### DIRECTION
Print, word for word, every line from the beginning of the listing up to and including the line with "0.038, 0.181, -0.939];". Pictures are to be excluded.
###
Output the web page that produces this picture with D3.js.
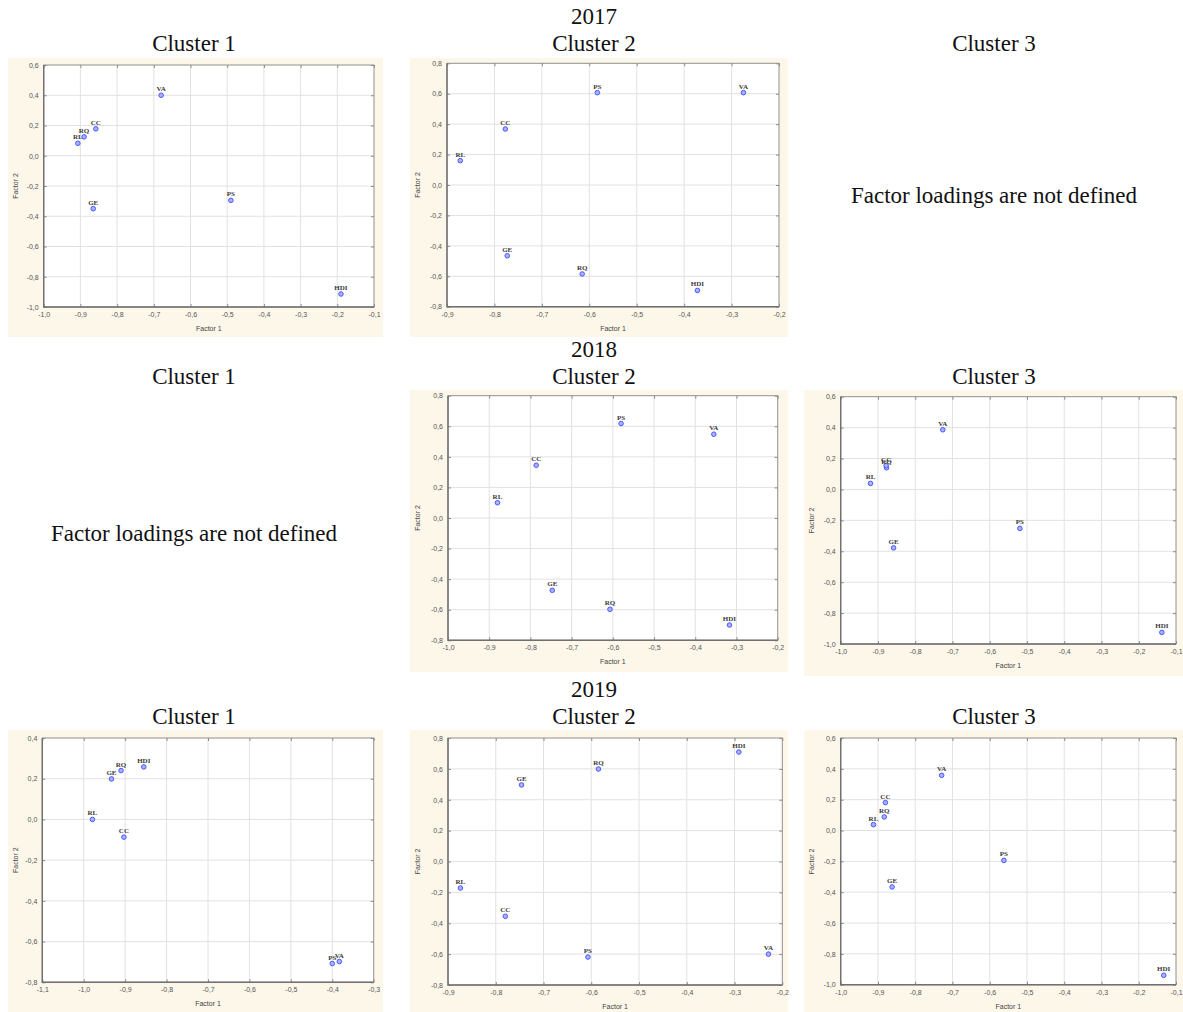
<!DOCTYPE html>
<html>
<head>
<meta charset="utf-8">
<script src="https://cdn.jsdelivr.net/npm/d3@7"></script>
<style>
  html, body { margin: 0; padding: 0; background: #fff; }
  svg { display: block; }
</style>
</head>
<body>
<svg id="chart" width="1183" height="1012"></svg>
<script>
// Indicator codes shown on the factor-loading plots
const codes = ["VA", "PS", "GE", "RQ", "RL", "CC", "HDI"];

// 2017, Cluster 1: Factor 1 / Factor 2 loadings (order follows `codes`)
const f1_2017_c1 = [-0.68, -0.49, -0.865, -0.89, -0.907, -0.858, -0.19];
const f2_2017_c1 = [0.40, -0.295, -0.35, 0.125, 0.082, 0.178, -0.914];
// 2017, Cluster 2
const f1_2017_c2 = [-0.275, -0.583, -0.773, -0.615, -0.872, -0.777, -0.372];
const f2_2017_c2 = [0.607, 0.607, -0.465, -0.585, 0.16, 0.368, -0.693];
// 2018, Cluster 2
const f1_2018_c2 = [-0.355, -0.58, -0.747, -0.607, -0.88, -0.786, -0.317];
const f2_2018_c2 = [0.548, 0.618, -0.473, -0.597, 0.10, 0.345, -0.70];
// 2018, Cluster 3
const f1_2018_c3 = [-0.726, -0.519, -0.858, -0.877, -0.92, -0.878, -0.138];
const f2_2018_c3 = [0.386, -0.252, -0.378, 0.14, 0.039, 0.154, -0.925];
// 2019, Cluster 1
const f1_2019_c1 = [-0.383, -0.40, -0.933, -0.91, -0.979, -0.903, -0.855];
const f2_2019_c1 = [-0.698, -0.708, 0.199, 0.24, 0.0, -0.087, 0.258];
// 2019, Cluster 2
const f1_2019_c2 = [-0.229, -0.607, -0.746, -0.585, -0.874, -0.78, -0.291];
const f2_2019_c2 = [-0.60, -0.619, 0.496, 0.599, -0.172, -0.355, 0.709];
// 2019, Cluster 3
const f1_2019_c3 = [-0.729, -0.562, -0.862, -0.883, -0.912, -0.88, -0.133];
const f2_2019_c3 = [0.358, -0.194, -0.366, 0.088, 0.038, 0.181, -0.939];

// Axis tick values
const ticksX_m10_m01 = [-1.0, -0.9, -0.8, -0.7, -0.6, -0.5, -0.4, -0.3, -0.2, -0.1];
const ticksX_m09_m02 = [-0.9, -0.8, -0.7, -0.6, -0.5, -0.4, -0.3, -0.2];
const ticksX_m10_m02 = [-1.0, -0.9, -0.8, -0.7, -0.6, -0.5, -0.4, -0.3, -0.2];
const ticksX_m11_m03 = [-1.1, -1.0, -0.9, -0.8, -0.7, -0.6, -0.5, -0.4, -0.3];
const ticksY_m10_06 = [-1.0, -0.8, -0.6, -0.4, -0.2, 0.0, 0.2, 0.4, 0.6];
const ticksY_m08_08 = [-0.8, -0.6, -0.4, -0.2, 0.0, 0.2, 0.4, 0.6, 0.8];
const ticksY_m08_04 = [-0.8, -0.6, -0.4, -0.2, 0.0, 0.2, 0.4];

// Headings
const years = ["2017", "2018", "2019"];
const clusterNames = ["Cluster 1", "Cluster 2", "Cluster 3"];
const emptyNote = "Factor loadings are not defined";

const svg = d3.select("#chart");
const serif = "'Liberation Serif', 'Times New Roman', serif";
const sans = "'Liberation Sans', Arial, sans-serif";
const fmt = v => d3.format(".1f")(v).replace("\u2212", "-").replace(".", ",");
const headSize = 23;

// Column centres and row heading baselines
const colX = [194, 594, 994];
const yearY = [24, 357, 697];
const clusterY = [51, 384, 724];

years.forEach((yr, r) => {
  svg.append("text").attr("x", colX[1]).attr("y", yearY[r])
    .attr("text-anchor", "middle").attr("font-family", serif)
    .attr("font-size", headSize).attr("fill", "#111").text(yr);
  clusterNames.forEach((c, i) => {
    svg.append("text").attr("x", colX[i]).attr("y", clusterY[r])
      .attr("text-anchor", "middle").attr("font-family", serif)
      .attr("font-size", headSize).attr("fill", "#111").text(c);
  });
});

// Notes for clusters without a solution
[[colX[2], 203], [colX[0], 541]].forEach(([x, y]) => {
  svg.append("text").attr("x", x).attr("y", y)
    .attr("text-anchor", "middle").attr("font-family", serif)
    .attr("font-size", headSize).attr("fill", "#111").text(emptyNote);
});

function drawPanel(p) {
  const g = svg.append("g");
  // cream page behind each plot
  g.append("rect").attr("x", p.bg[0]).attr("y", p.bg[1])
    .attr("width", p.bg[2] - p.bg[0]).attr("height", p.bg[3] - p.bg[1])
    .attr("fill", "#fdf7ea");

  const [L, T, R, B] = p.plot;
  const x = d3.scaleLinear().domain(d3.extent(p.tx)).range([L, R]);
  const y = d3.scaleLinear().domain(d3.extent(p.ty)).range([B, T]);

  g.append("rect").attr("x", L).attr("y", T).attr("width", R - L).attr("height", B - T)
    .attr("fill", "#fff");

  // grid
  g.append("g").selectAll("line").data(p.tx.slice(1, -1)).join("line")
    .attr("x1", d => x(d)).attr("x2", d => x(d)).attr("y1", T).attr("y2", B)
    .attr("stroke", "#e2e2e2").attr("stroke-width", 1);
  g.append("g").selectAll("line").data(p.ty.slice(1, -1)).join("line")
    .attr("y1", d => y(d)).attr("y2", d => y(d)).attr("x1", L).attr("x2", R)
    .attr("stroke", "#e2e2e2").attr("stroke-width", 1);

  // axes (ticks pointing inward on all sides)
  const axisStyle = sel => {
    sel.select(".domain").remove();
    sel.selectAll(".tick line").attr("stroke", "#8a8a8a");
    sel.selectAll(".tick text").attr("fill", "#555").attr("font-family", sans).attr("font-size", 7);
  };
  g.append("g").attr("transform", `translate(0,${B})`)
    .call(d3.axisBottom(x).tickValues(p.tx).tickFormat(fmt).tickSizeInner(-3).tickPadding(5))
    .call(axisStyle);
  g.append("g").attr("transform", `translate(0,${T})`)
    .call(d3.axisTop(x).tickValues(p.tx).tickFormat("").tickSizeInner(-3))
    .call(axisStyle);
  g.append("g").attr("transform", `translate(${L},0)`)
    .call(d3.axisLeft(y).tickValues(p.ty).tickFormat(fmt).tickSizeInner(-3).tickPadding(5))
    .call(axisStyle);
  g.append("g").attr("transform", `translate(${R},0)`)
    .call(d3.axisRight(y).tickValues(p.ty).tickFormat("").tickSizeInner(-3))
    .call(axisStyle);

  // frame
  g.append("rect").attr("x", L).attr("y", T).attr("width", R - L).attr("height", B - T)
    .attr("fill", "none").attr("stroke", "#909090").attr("stroke-width", 1);
  g.append("path").attr("d", `M${L},${T}V${B}H${R}`)
    .attr("fill", "none").attr("stroke", "#707070").attr("stroke-width", 1.4);

  // axis titles
  g.append("text").attr("x", (L + R) / 2).attr("y", B + 24)
    .attr("text-anchor", "middle").attr("font-family", sans).attr("font-size", 7)
    .attr("fill", "#444").text("Factor 1");
  g.append("text")
    .attr("transform", `translate(${p.bg[0] + 10},${(T + B) / 2}) rotate(-90)`)
    .attr("text-anchor", "middle").attr("font-family", sans).attr("font-size", 7)
    .attr("fill", "#444").text("Factor 2");

  // points and their labels
  const pts = codes.map((c, i) => ({ c, a: p.f1[i], b: p.f2[i] }));
  g.append("g").selectAll("circle").data(pts).join("circle")
    .attr("cx", d => x(d.a)).attr("cy", d => y(d.b)).attr("r", 2.3)
    .attr("fill", "#a9b1ff").attr("stroke", "#3d4dff").attr("stroke-width", 0.9);
  g.append("g").selectAll("text").data(pts).join("text")
    .attr("x", d => x(d.a)).attr("y", d => y(d.b) - 4)
    .attr("text-anchor", "middle").attr("font-family", serif)
    .attr("font-size", 7).attr("font-weight", "bold").attr("fill", "#3a3a3a")
    .text(d => d.c);
}

const panels = [
  { bg: [8, 58, 383, 337], plot: [43.7, 65, 374, 307], tx: ticksX_m10_m01, ty: ticksY_m10_06, f1: f1_2017_c1, f2: f2_2017_c1 },
  { bg: [410, 58, 788, 337], plot: [447, 63.3, 779, 306.7], tx: ticksX_m09_m02, ty: ticksY_m08_08, f1: f1_2017_c2, f2: f2_2017_c2 },
  { bg: [410, 390, 788, 672], plot: [448, 395.7, 777.7, 640.3], tx: ticksX_m10_m02, ty: ticksY_m08_08, f1: f1_2018_c2, f2: f2_2018_c2 },
  { bg: [804, 390, 1183, 676], plot: [840.7, 396.7, 1176, 644], tx: ticksX_m10_m01, ty: ticksY_m10_06, f1: f1_2018_c3, f2: f2_2018_c3 },
  { bg: [8, 730, 383, 1012], plot: [42.3, 738, 373.7, 982.3], tx: ticksX_m11_m03, ty: ticksY_m08_04, f1: f1_2019_c1, f2: f2_2019_c1 },
  { bg: [410, 730, 788, 1012], plot: [448, 738, 782.3, 985], tx: ticksX_m09_m02, ty: ticksY_m08_08, f1: f1_2019_c2, f2: f2_2019_c2 },
  { bg: [804, 730, 1183, 1012], plot: [840.7, 738, 1176, 984.7], tx: ticksX_m10_m01, ty: ticksY_m10_06, f1: f1_2019_c3, f2: f2_2019_c3 }
];
panels.forEach(drawPanel);
</script>
</body>
</html>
###
### RESULT OF THIS EXERCISE
Output the web page that produces this picture with D3.js.
<!DOCTYPE html>
<html>
<head>
<meta charset="utf-8">
<script src="https://cdn.jsdelivr.net/npm/d3@7"></script>
<style>
  html, body { margin: 0; padding: 0; background: #fff; }
  svg { display: block; }
</style>
</head>
<body>
<svg id="chart" width="1183" height="1012"></svg>
<script>
// Indicator codes shown on the factor-loading plots
const codes = ["VA", "PS", "GE", "RQ", "RL", "CC", "HDI"];

// 2017, Cluster 1: Factor 1 / Factor 2 loadings (order follows `codes`)
const f1_2017_c1 = [-0.68, -0.49, -0.865, -0.89, -0.907, -0.858, -0.19];
const f2_2017_c1 = [0.40, -0.295, -0.35, 0.125, 0.082, 0.178, -0.914];
// 2017, Cluster 2
const f1_2017_c2 = [-0.275, -0.583, -0.773, -0.615, -0.872, -0.777, -0.372];
const f2_2017_c2 = [0.607, 0.607, -0.465, -0.585, 0.16, 0.368, -0.693];
// 2018, Cluster 2
const f1_2018_c2 = [-0.355, -0.58, -0.747, -0.607, -0.88, -0.786, -0.317];
const f2_2018_c2 = [0.548, 0.618, -0.473, -0.597, 0.10, 0.345, -0.70];
// 2018, Cluster 3
const f1_2018_c3 = [-0.726, -0.519, -0.858, -0.877, -0.92, -0.878, -0.138];
const f2_2018_c3 = [0.386, -0.252, -0.378, 0.14, 0.039, 0.154, -0.925];
// 2019, Cluster 1
const f1_2019_c1 = [-0.383, -0.40, -0.933, -0.91, -0.979, -0.903, -0.855];
const f2_2019_c1 = [-0.698, -0.708, 0.199, 0.24, 0.0, -0.087, 0.258];
// 2019, Cluster 2
const f1_2019_c2 = [-0.229, -0.607, -0.746, -0.585, -0.874, -0.78, -0.291];
const f2_2019_c2 = [-0.60, -0.619, 0.496, 0.599, -0.172, -0.355, 0.709];
// 2019, Cluster 3
const f1_2019_c3 = [-0.729, -0.562, -0.862, -0.883, -0.912, -0.88, -0.133];
const f2_2019_c3 = [0.358, -0.194, -0.366, 0.088, 0.038, 0.181, -0.939];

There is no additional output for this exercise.